A delicate grip

November 4, 2009
Solar wafers are only 150 to 180 micrometers thick, which makes them extremely delicate and fragile. (© Fraunhofer IPA)

(PhysOrg.com) -- Solar wafers for use in the production of photovoltaic systems are extremely sensitive. In a test and demonstration center research is being conducted on grippers to determine the best way of handling delicate wafers in order to optimize the production process.

Accidents will happen: if you are washing a wine glass and apply just a little too much pressure it will break. A similar thing happens to technicians in the production of photovoltaic systems when they handle solar wafers. With a thickness of just 150 to 180 micrometers, the filigree substrates are extremely fragile. Various types of automatic gripper can be used to lift or transfer the wafers - mechanical grippers make direct contact with the object, while Bernoulli grippers create a vacuum to hold the without actually touching it.

”The grippers must be able to work precisely and gently even at high speed, because they have to cause as little waste production as possible and yet handle a high throughput,” says Christian Fischmann, research scientist at the Fraunhofer Institute for Manufacturing Engineering and Automation IPA. He is currently evaluating different grippers and handling methods at the test and demonstration center being established by the Institute under an EU program. A key question is whether the robotic claw achieves the required level of precision. To the naked eye the movement looks ideal even when things are moving fast, but pictures taken with a high-speed camera show that there is actually a short time lag before the claw lets go of the object, which slows down the production cycle. Some steps in the production process require particularly gentle handling, for instance lifting a wafer from a stack.
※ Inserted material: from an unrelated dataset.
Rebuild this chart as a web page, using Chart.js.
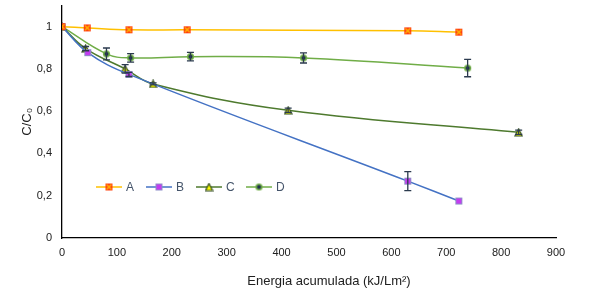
<!DOCTYPE html>
<html>
<head>
<meta charset="utf-8">
<script src="https://cdn.jsdelivr.net/npm/chart.js"></script>
<style>
  html, body { margin: 0; padding: 0; background: #fff; }
  #wrap { width: 614px; height: 302px; }
</style>
</head>
<body>
<div id="wrap"><canvas id="chart" width="614" height="302"></canvas></div>
<script>
// values
var labels = ['A', 'B', 'C', 'D'];

var aX = [0, 46, 122, 228, 630, 723];
var aY = [1, 0.994, 0.985, 0.985, 0.98, 0.974];
var aErr = [0, 0, 0, 0, 0, 0];

var bX = [0, 47, 122, 630, 723];
var bY = [1, 0.877, 0.774, 0.269, 0.175];
var bErr = [0, 0, 0.01, 0.045, 0];

var cX = [0, 43, 115, 166, 412, 832];
var cY = [1, 0.896, 0.80, 0.729, 0.604, 0.50];
var cErr = [0, 0.01, 0.02, 0.005, 0.01, 0.01];

var dX = [0, 81, 125, 234, 440, 739];
var dY = [1, 0.871, 0.852, 0.858, 0.852, 0.804];
var dErr = [0, 0.028, 0.02, 0.02, 0.024, 0.041];

var xTicks = [0, 100, 200, 300, 400, 500, 600, 700, 800, 900];
var yTicks = [0, 0.2, 0.4, 0.6, 0.8, 1];
var xTitle = 'Energia acumulada (kJ/Lm²)';

function pts(xs, ys) {
    return xs.map(function (x, i) { return { x: x, y: ys[i] }; });
}

// marker images
function marker(kind) {
    var c = document.createElement('canvas');
    c.width = 9; c.height = 9;
    var g = c.getContext('2d');
    if (kind === 'A') {
        g.fillStyle = '#ff3a12';
        g.fillRect(1, 1, 7, 7);
        g.strokeStyle = '#ffc000';
        g.lineWidth = 1.2;
        g.beginPath();
        g.moveTo(2, 2); g.lineTo(7, 7);
        g.moveTo(7, 2); g.lineTo(2, 7);
        g.stroke();
    } else if (kind === 'B') {
        g.fillStyle = '#8f8fc8';
        g.fillRect(1, 1, 7, 7);
        g.fillStyle = '#c43cf0';
        g.fillRect(2, 2, 5, 5);
    } else if (kind === 'C') {
        g.fillStyle = '#ffff00';
        g.strokeStyle = '#2f4a1c';
        g.lineWidth = 1.2;
        g.beginPath();
        g.moveTo(4.5, 1); g.lineTo(8, 8); g.lineTo(1, 8); g.closePath();
        g.fill(); g.stroke();
    } else {
        g.fillStyle = '#70ad47';
        g.beginPath(); g.arc(4.5, 4.5, 3.6, 0, Math.PI * 2); g.fill();
        g.fillStyle = '#1f3050';
        g.beginPath(); g.arc(4.5, 4.5, 2, 0, Math.PI * 2); g.fill();
    }
    return c;
}

var colors = ['#ffc000', '#4472c4', '#4e7a2e', '#70ad47'];
var markers = [marker('A'), marker('B'), marker('C'), marker('D')];

function ds(i, xs, ys, err) {
    return {
        label: labels[i],
        data: pts(xs, ys),
        err: err,
        showLine: true,
        borderColor: colors[i],
        borderWidth: 1.5,
        tension: 0.4,
        pointStyle: markers[i],
        pointRadius: 4,
        pointHoverRadius: 4
    };
}

var errorBars = {
    id: 'errorBars',
    afterDatasetsDraw: function (chart) {
        var ctx = chart.ctx;
        var xs = chart.scales.x, ys = chart.scales.y;
        ctx.save();
        ctx.strokeStyle = '#2b3a4e';
        ctx.lineWidth = 1.3;
        chart.data.datasets.forEach(function (d) {
            d.data.forEach(function (p, i) {
                var e = d.err[i];
                if (!e) return;
                var px = xs.getPixelForValue(p.x);
                var y1 = ys.getPixelForValue(p.y - e);
                var y2 = ys.getPixelForValue(p.y + e);
                ctx.beginPath();
                ctx.moveTo(px, y1); ctx.lineTo(px, y2);
                ctx.moveTo(px - 3.5, y1); ctx.lineTo(px + 3.5, y1);
                ctx.moveTo(px - 3.5, y2); ctx.lineTo(px + 3.5, y2);
                ctx.stroke();
            });
        });
        ctx.restore();
    }
};

var innerLegend = {
    id: 'innerLegend',
    afterDraw: function (chart) {
        var ctx = chart.ctx;
        var x0 = 96, y0 = 187, step = 50;
        ctx.save();
        ctx.font = '12px "Liberation Sans", Arial, sans-serif';
        ctx.textBaseline = 'middle';
        ctx.fillStyle = '#44546a';
        chart.data.datasets.forEach(function (d, i) {
            var x = x0 + i * step;
            ctx.strokeStyle = d.borderColor;
            ctx.lineWidth = 1.5;
            ctx.beginPath();
            ctx.moveTo(x, y0); ctx.lineTo(x + 26, y0);
            ctx.stroke();
            ctx.drawImage(markers[i], x + 13 - 4.5, y0 - 4.5);
            ctx.fillText(d.label, x + 30, y0 + 1);
        });
        // x axis title, a little right of the plot centre as in the original
        ctx.font = '13px "Liberation Sans", Arial, sans-serif';
        ctx.fillStyle = '#202020';
        ctx.textAlign = 'center';
        var a = chart.chartArea;
        ctx.fillText(xTitle, (a.left + a.right) / 2 + 20, 281);
        ctx.restore();
    }
};

var font = { family: '"Liberation Sans", Arial, sans-serif', size: 11 };

new Chart(document.getElementById('chart').getContext('2d'), {
    type: 'scatter',
    data: {
        datasets: [
            ds(0, aX, aY, aErr),
            ds(1, bX, bY, bErr),
            ds(2, cX, cY, cErr),
            ds(3, dX, dY, dErr)
        ]
    },
    options: {
        responsive: false,
        animation: false,
        layout: { padding: { left: 16, right: 58, top: 5, bottom: 9 } },
        plugins: {
            legend: { display: false },
            tooltip: { enabled: false }
        },
        scales: {
            x: {
                type: 'linear',
                min: 0, max: 900,
                afterBuildTicks: function (s) {
                    s.ticks = xTicks.map(function (v) { return { value: v }; });
                },
                afterFit: function (s) { s.height = 55; },
                grid: { display: false, drawTicks: false },
                border: { display: true, color: '#000', width: 1.3 },
                ticks: { color: '#202020', font: font, padding: 8, maxRotation: 0 }
            },
            y: {
                type: 'linear',
                min: 0, max: 1.1,
                afterBuildTicks: function (s) {
                    s.ticks = yTicks.map(function (v) { return { value: v }; });
                },
                afterFit: function (s) {
                    s.width = 46;
                    s.paddingTop = 0;
                    s.paddingBottom = 0;
                },
                grid: { display: false, drawTicks: false },
                border: { display: true, color: '#000', width: 1.3 },
                ticks: {
                    color: '#202020', font: font, padding: 10,
                    callback: function (v) {
                        if (v === 0) return '0';
                        if (Math.abs(v - 1) < 1e-9) return '1';
                        return v.toFixed(1).replace('.', ',');
                    }
                },
                title: {
                    display: true,
                    text: 'C/C₀',
                    color: '#202020',
                    font: { family: font.family, size: 13 }
                }
            }
        }
    },
    plugins: [errorBars, innerLegend]
});
</script>
</body>
</html>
A method using jets of air separates the wafers gently: air is blown by nozzles into the stack, lifting the top wafer off the ones below so that it floats above the stack. Studies conducted by the Stuttgart group also show how production processes can be optimized using different gripper principles. Until now the general practice has been to employ only one type of claw along the entire production line, but the various handling methods are not equally well suited for every step in the process, Fischmann explains. “It all comes down to finding a balance between gentle handling, speed and operating cost.” Bernoulli grippers, for example, are relatively expensive to use because air has to be pumped through non-stop.

Even though the demonstration center is still in the development phase, several customers who want to have their gripper systems tested have already been acquired. The scientists now intend to expand their activities to include research on handling contaminated wafers and contamination caused by grippers.